Our latest action hero has been Jack Reacher, the creation of British television writer Lee Child.  Reacher (always Reacher in the series, never Jack) is an imaginative hero.  He spent the first thirty-five years or so of his life on military bases.  First, as a child of a soldier and then as a top military policeman.  The hook is that Reacher, as a military policeman, is something like a super-cop.  His targets were trained men, often devious, tough fighters without a moral code. 

As he aged, he tired of his regimented life, quit the army, and became a wanderer.  Reacher doesn’t even have a suitcase.  He wears a set of clothes until it wears out, buys good quality English walking shoes, and carries an ATM card and a folding toothbrush.  He is something of a cross between Dr. Richard Kimble (The Fugitive) and The Incredible Hulk.  Big, tough, strong, and very street smart.  He moves from place to place and gets involved in situations usually requiring his violent intervention.

All in all, it has been a highly enjoyable series.  The kind of candy I yearned for while working on my dissertation.  Upon finishing, I gorged on the likes of Reacher.

The latest, Nothing to Lose, lost me as a customer.  Lee Child, the author, seems to have REALLY enjoyed the recent works of village atheists like Richard Dawkins and Sam Harris.  He seems to have enjoyed them so much that he had to come up with a highly improbable plot just to demonstrate how stupid he thinks Christians are.  Oh, and along the way he manages to claim that nothing the American military has done since 1945 has been worth the price of men’s lives. 

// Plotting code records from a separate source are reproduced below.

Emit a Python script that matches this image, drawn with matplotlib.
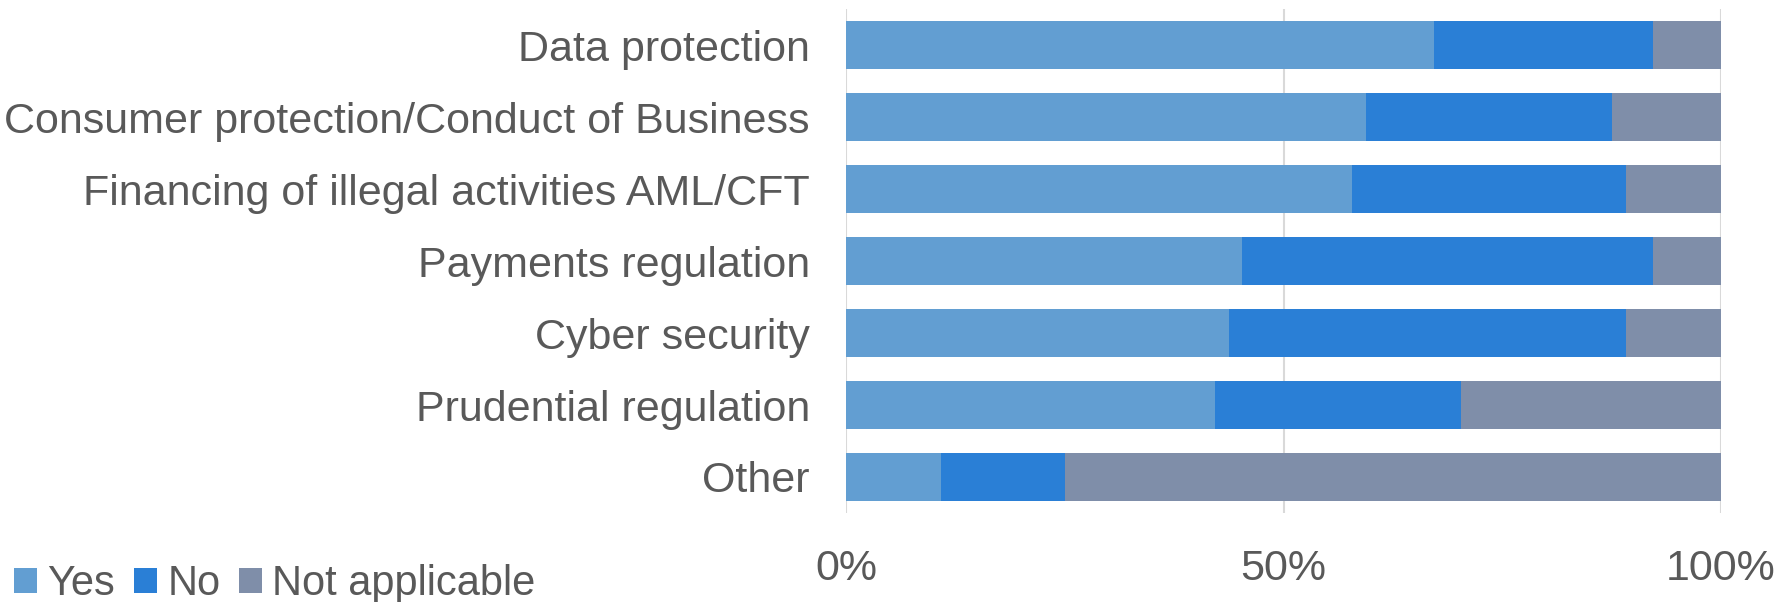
import matplotlib
matplotlib.use("Agg")
import matplotlib.pyplot as plt
import numpy as np

categories = ["Data protection", "Consumer protection/Conduct of Business",
              "Financing of illegal activities AML/CFT", "Payments regulation",
              "Cyber security", "Prudential regulation", "Other"]
yes = [67.2, 59.4, 57.8, 45.3, 43.8, 42.2, 10.9]
no = [25.0, 28.1, 31.3, 46.9, 45.3, 28.1, 14.1]
na = [7.8, 12.5, 10.9, 7.8, 10.9, 29.7, 75.0]
series_names = ["Yes", "No", "Not applicable"]
xticks = [0, 50, 100]
xtick_labels = ["0%", "50%", "100%"]

colors = ["#629ED2", "#2A7FD6", "#7F8EA9"]
text_color = "#595959"

plt.rcParams['font.family'] = ['Liberation Sans', 'DejaVu Sans']

fig = plt.figure(figsize=(17.89, 6.02), dpi=100)
ax = fig.add_axes([846/1789, 1-513/602, (1721-846)/1789, (513-9)/602])

n = len(categories)
ypos = np.arange(n)[::-1]
h = 0.68
left = np.zeros(n)
for vals, c, name in zip([yes, no, na], colors, series_names):
    ax.barh(ypos, vals, left=left, height=h, color=c, label=name, zorder=2)
    left = left + np.array(vals)

ax.set_xlim(0, 100)
ax.set_ylim(-0.5, n - 0.5)
ax.set_xticks(xticks)
ax.set_xticklabels(xtick_labels)
ax.set_yticks(ypos)
ax.set_yticklabels(categories)
for s in ax.spines.values():
    s.set_visible(False)
ax.grid(axis='x', color='#D9D9D9', linewidth=1.5, zorder=0)
ax.tick_params(axis='both', length=0, labelsize=31, labelcolor=text_color)
ax.tick_params(axis='y', pad=26)
ax.tick_params(axis='x', pad=26)

leg = fig.legend(loc='center left', bbox_to_anchor=(14/1789, 1-584/602), ncol=3,
                 frameon=False, fontsize=30, handlelength=0.55, handleheight=0.55,
                 handletextpad=0.25, columnspacing=0.45, borderaxespad=0, borderpad=0.0)
for t in leg.get_texts():
    t.set_color(text_color)

fig.savefig("out.png", dpi=100)
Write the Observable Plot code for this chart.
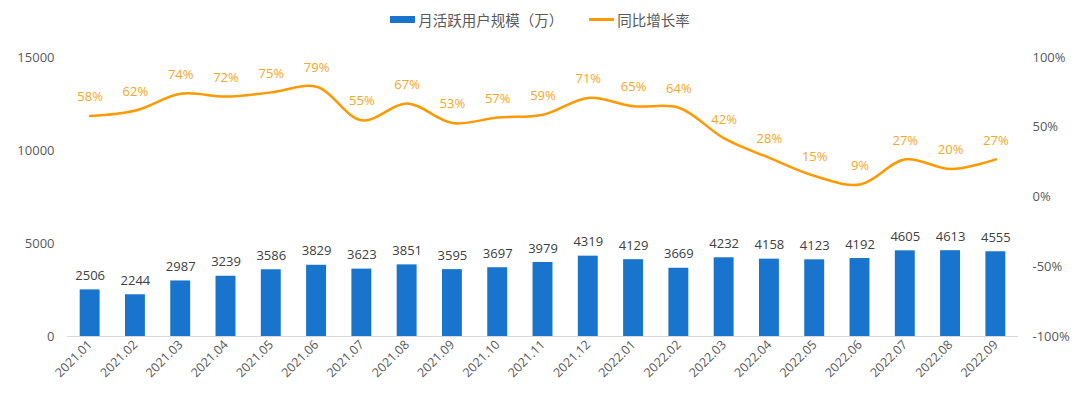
<!DOCTYPE html>
<html><head><meta charset="utf-8">
<script src="https://cdn.jsdelivr.net/npm/d3@7"></script>
<script src="https://cdn.jsdelivr.net/npm/@observablehq/plot@0.6"></script>
<style>
body{margin:0;background:#fff;font-family:"Open Sans","Noto Sans CJK SC",sans-serif;}
#wrap{position:relative;width:1080px;height:399px;}
#legend{position:absolute;top:9px;left:0;width:1080px;display:flex;justify-content:center;align-items:center;font-size:14.5px;color:#595959;font-family:"Noto Sans CJK SC","Open Sans",sans-serif;}
.sw{display:inline-block;margin-right:3px;}
</style></head>
<body><div id="wrap"><div id="legend">
<span class="sw" style="width:25px;height:7px;background:#1874CD;"></span><span style="margin-right:26px">月活跃用户规模（万）</span>
<span class="sw" style="width:25px;height:3px;background:#FF9900;"></span><span>同比增长率</span>
</div></div>
<script>
const months = ["2021.01","2021.02","2021.03","2021.04","2021.05","2021.06","2021.07","2021.08","2021.09","2021.10","2021.11","2021.12","2022.01","2022.02","2022.03","2022.04","2022.05","2022.06","2022.07","2022.08","2022.09"];
const users = [2506,2244,2987,3239,3586,3829,3623,3851,3595,3697,3979,4319,4129,3669,4232,4158,4123,4192,4605,4613,4555];
const growth = [58,62,74,72,75,79,55,67,53,57,59,71,65,64,42,28,15,9,27,20,27];
const leftTicks = [0,5000,10000,15000];
const rightTicks = [-100,-50,0,50,100];

const YMAX = 15000;
const toY = p => (p + 100) / 200 * YMAX;
const data = months.map((m,i)=>({m, u:users[i], g:growth[i], gy:toY(growth[i])}));

const chart = Plot.plot({
  width:1080, height:399,
  marginTop:57, marginBottom:63, marginLeft:67, marginRight:62,
  style:{fontFamily:'"Open Sans","Noto Sans CJK SC",sans-serif', fontSize:"13px", color:"#595959", background:"#fff"},
  x:{domain:months, paddingInner:0.56, paddingOuter:0.28, round:false, label:null},
  y:{domain:[0,YMAX], label:null},
  marks:[
    Plot.barY(data,{x:"m", y:"u", fill:"#1874CD"}),
    Plot.ruleY([0],{stroke:"#d9d9d9"}),
    Plot.text(data,{x:"m", y:"u", text:d=>String(d.u), dy:-14, fill:"#404040", fontSize:13}),
    Plot.line(data,{x:"m", y:"gy", stroke:"#FF9900", strokeWidth:2.5, curve:"catmull-rom"}),
    Plot.text(data,{x:"m", y:"gy", text:d=>d.g+"%", dy:-19, fill:"#F5A623", fontSize:13}),
    Plot.axisY({anchor:"left", ticks:leftTicks, tickSize:0, tickPadding:13, tickFormat:d=>String(d), fill:"#595959", fontSize:13}),
    Plot.axisY({anchor:"right", ticks:rightTicks.map(toY), tickSize:0, tickPadding:14, tickFormat:d=>Math.round(d/YMAX*200-100)+"%", fill:"#595959", fontSize:13}),
    Plot.axisX({tickSize:0, tickRotate:-45, tickPadding:6, fill:"#595959", fontSize:12.5})
  ]
});
document.getElementById("wrap").appendChild(chart);
chart.style.position="absolute"; chart.style.top="0"; chart.style.left="0";
document.getElementById("legend").style.zIndex="2";
</script></body></html>
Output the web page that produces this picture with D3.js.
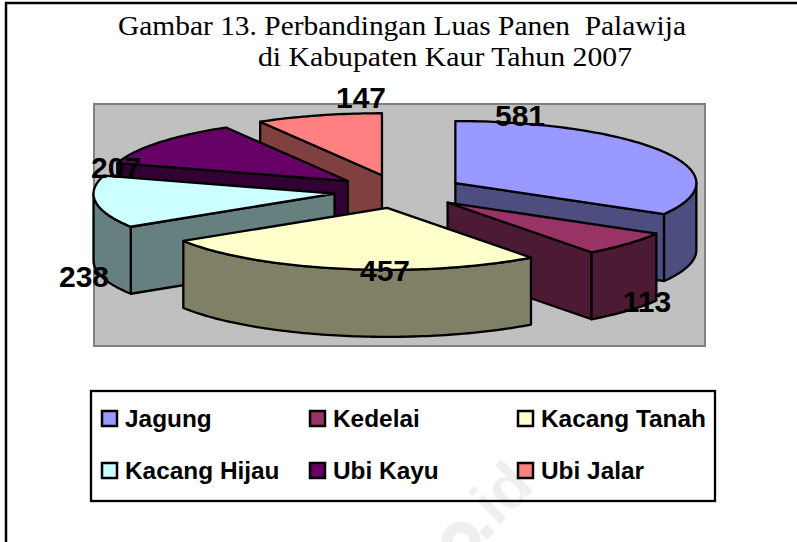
<!DOCTYPE html>
<html><head><meta charset="utf-8">
<script src="https://cdnjs.cloudflare.com/ajax/libs/d3/7.8.5/d3.min.js"></script>
<style>html,body{margin:0;padding:0;background:#fff}svg{display:block}text{white-space:pre}</style>
</head><body><svg id="c" width="797" height="542"></svg>
<script>
const categories = ["Jagung","Kedelai","Kacang Tanah","Kacang Hijau","Ubi Kayu","Ubi Jalar"];
const values = [581,113,457,238,207,147];
const topColors = ["#9999ff","#993366","#ffffcc","#ccffff","#660066","#ff8080"];
const sideColors = ["#4d4d80","#4d1a33","#808066","#668080","#330033","#804040"];
const titleLines = ["Gambar 13. Perbandingan Luas Panen  Palawija","di Kabupaten Kaur Tahun 2007"];
const labelPos = [[520,126],[647,312],[385,281],[84,287],[116,178],[361,108]];

const svg = d3.select("#c");
const W=797,H=542;
const cx=399, cy=191.4, rx=241, ry=62, depth=67, explode=0.27;

// watermark
svg.append("text").attr("transform","translate(536,488) rotate(-45)")
  .attr("text-anchor","end").attr("font-family","Liberation Sans").attr("font-weight","bold")
  .attr("font-size",62).attr("fill","#efefef").text("id");
svg.append("rect").attr("x",-5.5).attr("y",-5.5).attr("width",11).attr("height",11)
  .attr("transform","translate(487,532) rotate(45)").attr("fill","#efefef");
svg.append("circle").attr("cx",461).attr("cy",541).attr("r",14).attr("fill","none").attr("stroke","#efefef").attr("stroke-width",11);

// outer frame
svg.append("path").attr("d",`M6,${H} V3 H${W}`).attr("fill","none").attr("stroke","#000").attr("stroke-width",2.5);

// title
const titleG = svg.append("g").attr("font-family","Liberation Serif").attr("fill","#000").attr("font-size",27);
titleG.append("text").attr("x",118).attr("y",35).attr("textLength",568).attr("lengthAdjust","spacingAndGlyphs").text(titleLines[0]);
titleG.append("text").attr("x",258).attr("y",66).attr("textLength",374).attr("lengthAdjust","spacingAndGlyphs").text(titleLines[1]);

// plot area
svg.append("rect").attr("x",94).attr("y",104).attr("width",611).attr("height",242)
  .attr("fill","#c0c0c0").attr("stroke","#808080").attr("stroke-width",2);

// pie geometry
const arcs = d3.pie().sort(null)(values);
const sx = d3.scaleLinear().domain([-1,1]).range([-rx,rx]);
const sy = d3.scaleLinear().domain([-1,1]).range([ry,-ry]);
const slices = arcs.map((a,i)=>{
  const mid=(a.startAngle+a.endAngle)/2;
  return {i,a0:a.startAngle,a1:a.endAngle,
    ox:cx+sx(explode*Math.sin(mid)), oy:cy+sy(explode*Math.cos(mid))};
});
const rimPt=(s,t,dz=0)=>[s.ox+sx(Math.sin(t)), s.oy+sy(Math.cos(t))+dz];
const samples=(a,b)=>{const n=Math.max(2,Math.ceil((b-a)/0.02));return d3.range(n+1).map(k=>a+(b-a)*k/n);};
const line=d3.line();
const g=svg.append("g").attr("stroke","#000").attr("stroke-width",2.3).attr("stroke-linejoin","round");

function drawSlice(s){
  const side=sideColors[s.i], top=topColors[s.i];
  const wall=(t)=>{
    const p=rimPt(s,t);
    g.append("path").attr("fill",side).attr("d",line([[s.ox,s.oy],p,[p[0],p[1]+depth],[s.ox,s.oy+depth]])+"Z");
  };
  if(Math.sin(s.a0)<-1e-6) wall(s.a0);
  if(Math.sin(s.a1)>1e-6) wall(s.a1);
  const from=Math.max(s.a0,Math.PI/2), to=Math.min(s.a1,3*Math.PI/2);
  if(to>from){
    const ts=samples(from,to);
    const up=ts.map(t=>rimPt(s,t)), dn=ts.slice().reverse().map(t=>rimPt(s,t,depth));
    g.append("path").attr("fill",side).attr("d",line(up.concat(dn))+"Z");
  }
  g.append("path").attr("fill",top)
   .attr("d",line([[s.ox,s.oy]].concat(samples(s.a0,s.a1).map(t=>rimPt(s,t))))+"Z");
}
[5,4,3,0,1,2].forEach(k=>drawSlice(slices[k]));

// value labels
svg.append("g").attr("font-family","Liberation Sans").attr("font-weight","bold").attr("font-size",30).attr("text-anchor","middle").attr("fill","#000")
 .selectAll("text").data(values).join("text")
 .attr("x",(d,i)=>labelPos[i][0]).attr("y",(d,i)=>labelPos[i][1]).text(d=>d);

// legend
svg.append("rect").attr("x",91).attr("y",391).attr("width",624).attr("height",110).attr("fill","none").attr("stroke","#000").attr("stroke-width",2.3);
const colX=d3.scaleOrdinal().domain([0,1,2]).range([102,310,518]);
const rowY=d3.scaleOrdinal().domain([0,1]).range([411,463]);
const leg=svg.append("g").selectAll("g").data(categories).join("g")
 .attr("transform",(d,i)=>`translate(${colX(i%3)},${rowY(Math.floor(i/3))})`);
leg.append("rect").attr("width",15).attr("height",15).attr("fill",(d,i)=>topColors[i]).attr("stroke","#000").attr("stroke-width",2.5);
leg.append("text").attr("x",23).attr("y",16).attr("font-family","Liberation Sans").attr("font-weight","bold").attr("font-size",24.4).attr("fill","#000").text(d=>d);
</script></body></html>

But Child’s little crusade against conservative protestants and American military efforts of the past sixty years wouldn’t have been enough to send me packing if the book weren’t so bad.  The villain catches Reacher multiple times and somewhat inexplicably lets him go.  The bad guy has a compound.  Reacher spends the entire novel working his way in and out of the compound as he goes between two towns, Hope and Despair.  On the one hand, the villain has put together an incredibly devious and ingenious plan to help bring about the apocalypse.  On the other, Child (through Reacher) assures us that the villain is a weak-minded man who is accustomed to believing things that comfort him.  It is profoundly boring, which is something I have never been remotely close to saying about any of the other books.  It was literally an act of will for me to continue reading Nothing to Lose.  I was determined to finish because I knew it would likely be the last run for Reacher and me.

Now, having finished, I’m sure of it.  It was.